Posted by James Watson,

So far, CAMRA is aware of 3 de-listings on review, and two on appeal. The appeal cases are interesting. The first successful appeal was over the Tumbledown Dick in Farnborough. Although the Council (Rushmoor) was happy to ACV this gorgeous old coaching inn and famous music venue, they later went on to grant consent for McDonalds to destroy it and build a drive thru. Crazy! The judge then had no choice but to remove the ACV, as the building had effectively already converted. The other successful appeal resulted from an officer error, where a Council reviewing officer agreed it was not realistic to think that a pub would further the social wellbeing or social interest of the community in the next 5 years, yet he retained the pub on the register. This is unlawful. The judge again had to delist but he rejected the pub owners claim for costs. This was a rural pub that the owner wanted to convert to expensive housing. Shame. Recently a pub in Hitchin was removed on review, when the owner cynically used a retail conversion as a stepping stone to residential, hastily put in BEFORE the law change on 6th April. We've seen 2 London pubs recently use the same trick- the Green Dragon in Enfield and the Star in St Johns Wood.

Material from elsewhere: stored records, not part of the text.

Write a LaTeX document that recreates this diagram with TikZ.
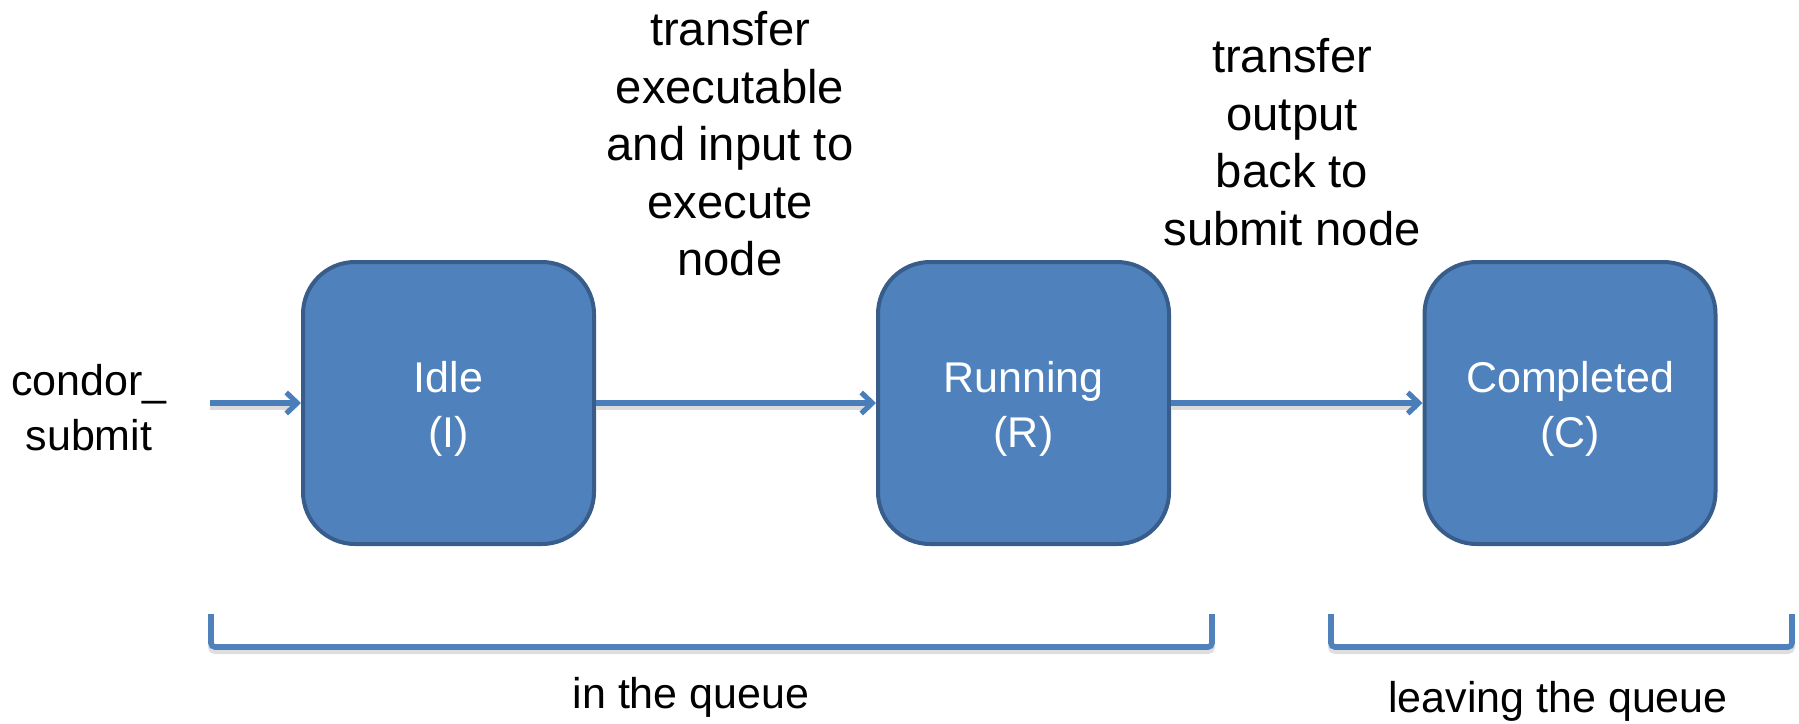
\documentclass[tikz,border=0pt]{standalone}
\usepackage{fontspec}
\setmainfont{Liberation Sans}
\usetikzlibrary{arrows.meta}
\definecolor{boxfill}{HTML}{4F81BD}
\definecolor{boxline}{HTML}{385D8A}
\definecolor{arrowcol}{HTML}{4A7EBB}
\begin{document}
\begin{tikzpicture}[x=0.5pt,y=-0.5pt,
  state/.style={draw=boxline,line width=2pt,fill=boxfill,rounded corners=26pt,
    minimum width=145.5pt,minimum height=141pt,inner sep=0pt},
  statetext/.style={text=white,align=center,
    font=\fontsize{21.5}{27.5}\selectfont,inner sep=0pt},
  lbl/.style={align=center,font=\fontsize{21.5}{27.5}\selectfont,inner sep=0pt},
  toplbl/.style={align=center,font=\fontsize{23.6}{28.75}\selectfont,inner sep=0pt},
  conn/.style={draw=arrowcol,line width=2.6pt,-{Straight Barb[length=5.5pt,width=10.5pt,line width=2.6pt]}},
  shadowconn/.style={draw=black!14,line width=2.8pt},
  brace/.style={draw=boxfill,line width=2.8pt,rounded corners=2pt},
  braceshadow/.style={draw=black!13,line width=3pt,rounded corners=2pt}]
\path[use as bounding box] (0,0) rectangle (1799,723);

\node[state] (idle) at (448.5,403) {};
\node[state] (run) at (1023.5,403) {};
\node[state] (comp) at (1570,403) {};
\node[statetext] (idlet) at ([yshift=-3pt]idle.center) {Idle\\(I)};
\node[statetext] (runt) at ([yshift=-3pt]run.center) {Running\\(R)};
\node[statetext] (compt) at ([yshift=-3pt]comp.center) {Completed\\(C)};

\node[lbl] (sub) at (89,408) {condor\_\\submit};
\coordinate (start) at (210,403);

\node[toplbl] (t1) at (730,144) {transfer\\executable\\and input to\\execute\\node};
\node[toplbl] (t2) at (1292,142) {transfer\\output\\back to\\submit node};

% shadows
\draw[shadowconn] ([yshift=-2pt]start) -- ([yshift=-2pt,xshift=-3pt]idle.west);
\draw[shadowconn] ([yshift=-2pt]idle.east) -- ([yshift=-2pt,xshift=-3pt]run.west);
\draw[shadowconn] ([yshift=-2pt]run.east) -- ([yshift=-2pt,xshift=-3pt]comp.west);

\draw[conn] (start) -- (idle.west);
\draw[conn] (idle.east) -- (run.west);
\draw[conn] (run.east) -- (comp.west);

% brackets
\coordinate (b1a) at (211,614);
\coordinate (b1b) at (1212,614);
\coordinate (b2a) at (1331,614);
\coordinate (b2b) at (1792,614);
\draw[braceshadow] ([yshift=-2pt]b1a) |- ([yshift=-2pt]b1b |- 0,647) -- ([yshift=-2pt]b1b);
\draw[braceshadow] ([yshift=-2pt]b2a) |- ([yshift=-2pt]b2b |- 0,647) -- ([yshift=-2pt]b2b);
\draw[brace] (b1a) |- (b1b |- 0,647) -- (b1b);
\draw[brace] (b2a) |- (b2b |- 0,647) -- (b2b);

\node[lbl] (q1) at (691,697) {in the queue};
\node[lbl] (q2) at (1558,701) {leaving the queue};
\end{tikzpicture}
\end{document}
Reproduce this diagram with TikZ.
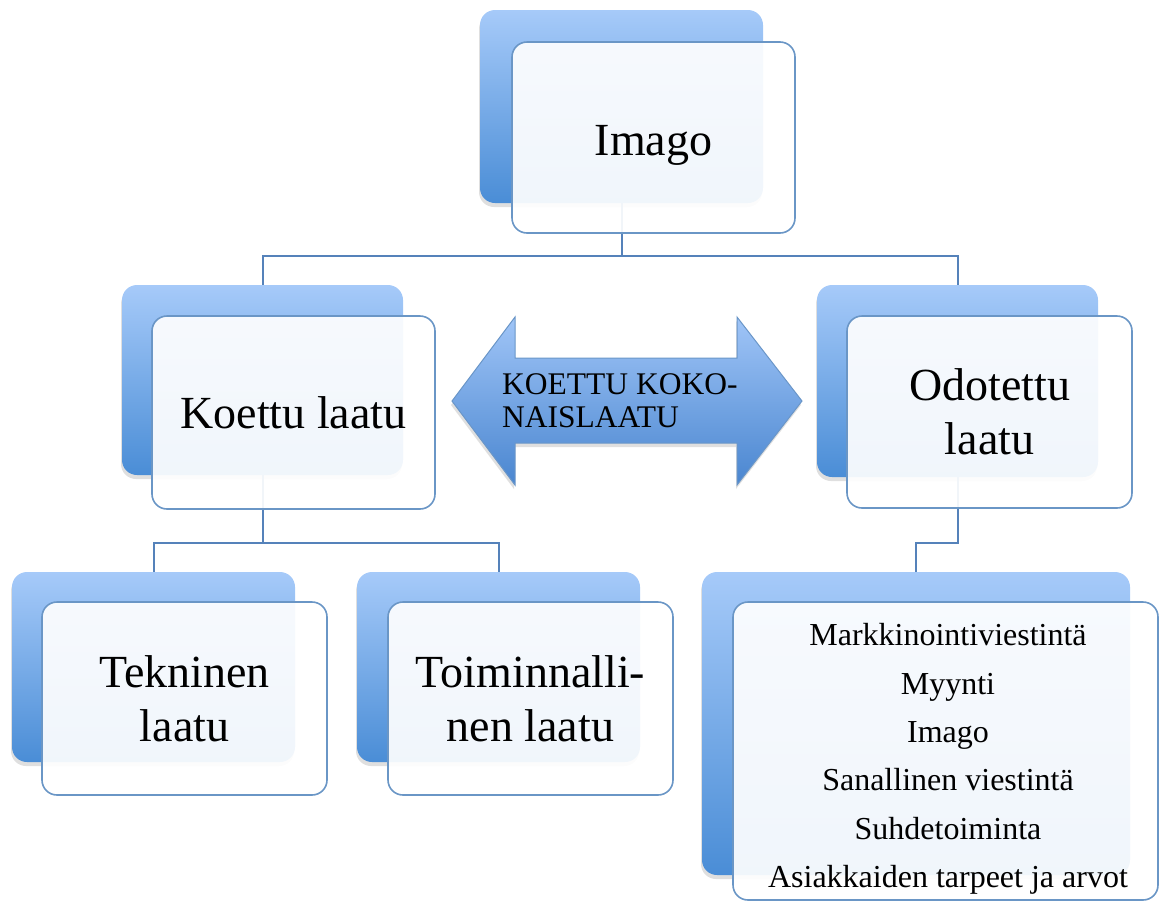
\documentclass[tikz,border=0pt]{standalone}
\usepackage{fontspec}
\setmainfont{Liberation Serif}
\usetikzlibrary{shadows}
\definecolor{bTop}{HTML}{A6CAF9}
\definecolor{bBot}{HTML}{4A8DD6}
\definecolor{fBord}{HTML}{6A96C6}
\definecolor{lineC}{HTML}{5582BA}
\definecolor{aTop}{HTML}{A0C5F7}
\definecolor{aBot}{HTML}{4A86D0}
\definecolor{aBord}{HTML}{6A96C8}
\begin{document}
\begin{tikzpicture}[x=1pt,y=-1pt,
  backbox/.style={rectangle, rounded corners=15pt, inner sep=0pt, top color=bTop, bottom color=bBot, draw=none,
    drop shadow={shadow xshift=-1pt, shadow yshift=-4pt, opacity=0.25}},
  frontbox/.style={rectangle, rounded corners=15pt, inner sep=0pt, draw=fBord, line width=1.6pt,
    fill=white, fill opacity=0.92, text opacity=1, align=center, font=\fontsize{46}{54}\selectfont},
  conn/.style={draw=lineC, line width=2pt},
  arrowshape/.style={top color=aTop, bottom color=aBot, draw=aBord, line width=1pt,
    drop shadow={shadow xshift=-1pt, shadow yshift=-4pt, opacity=0.25}},
  listtext/.style={align=center, inner sep=0pt, font=\fontsize{32}{48.4}\selectfont},
  arrowtext/.style={align=left, inner sep=0pt, anchor=west, font=\fontsize{31.5}{33}\selectfont}
]
\useasboundingbox (0,0) rectangle (1161,903);

% back boxes
\node[backbox, minimum width=283pt, minimum height=193pt] (imB) at (621.5,106.5) {};
\node[backbox, minimum width=281pt, minimum height=190pt] (koB) at (262.5,380) {};
\node[backbox, minimum width=281pt, minimum height=192pt] (odB) at (957.5,381) {};
\node[backbox, minimum width=283pt, minimum height=190pt] (teB) at (153.5,667) {};
\node[backbox, minimum width=283pt, minimum height=190pt] (toB) at (498.5,667) {};
\node[backbox, minimum width=428pt, minimum height=303pt] (liB) at (916,723.5) {};

% connectors (behind front boxes)
\draw[conn] (imB.south) -- ++(0,53) -| (koB.north);
\draw[conn] (imB.south) -- ++(0,53) -| (odB.north);
\draw[conn] (koB.south) -- ++(0,68) -| (teB.north);
\draw[conn] (koB.south) -- ++(0,68) -| (toB.north);
\draw[conn] (odB.south) -- ++(0,66) -| (liB.north);

% double arrow
\draw[arrowshape] (452,401) -- (515,317) -- (515,358) -- (737,358) -- (737,317) -- (802,401)
  -- (737,485) -- (737,443) -- (515,443) -- (515,485) -- cycle;
\node[arrowtext] (arr) at (502,400.5) {KOETTU KOKO-\\NAISLAATU};

% front boxes
\node[frontbox, minimum width=283pt, minimum height=191pt] (imF) at (653.5,137.5) {\raisebox{-8pt}[\height][\depth]{Imago}};
\node[frontbox, minimum width=283pt, minimum height=193pt] (koF) at (293.5,412.5) {Koettu laatu};
\node[frontbox, minimum width=285pt, minimum height=192pt] (odF) at (989.5,412) {Odotettu\\laatu};
\node[frontbox, minimum width=285pt, minimum height=193pt] (teF) at (184.5,698.5) {Tekninen\\laatu};
\node[frontbox, minimum width=285pt, minimum height=193pt] (toF) at (530.5,698.5) {Toiminnalli-\\nen laatu};
\node[frontbox, minimum width=425pt, minimum height=298pt] (liF) at (945.5,751) {};
\node[listtext] (liT) at (948,759) {Markkinointiviestintä\\Myynti\\Imago\\Sanallinen viestintä\\Suhdetoiminta\\Asiakkaiden tarpeet ja arvot};
\end{tikzpicture}
\end{document}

Both have put in mock up fake shops in order to bypass the ACV protection. Some 8 weeks since the law change, these tricks should now dry up. It's no longer possible to change use/demolish a pub without first pausing for 56 days to give the community the chance to get it ACV registered, whereupon PD rights are permanently removed. We need to continue to make the case for goverment to close these loopholes fully, for all the nation's pubs, whilst we still have some left.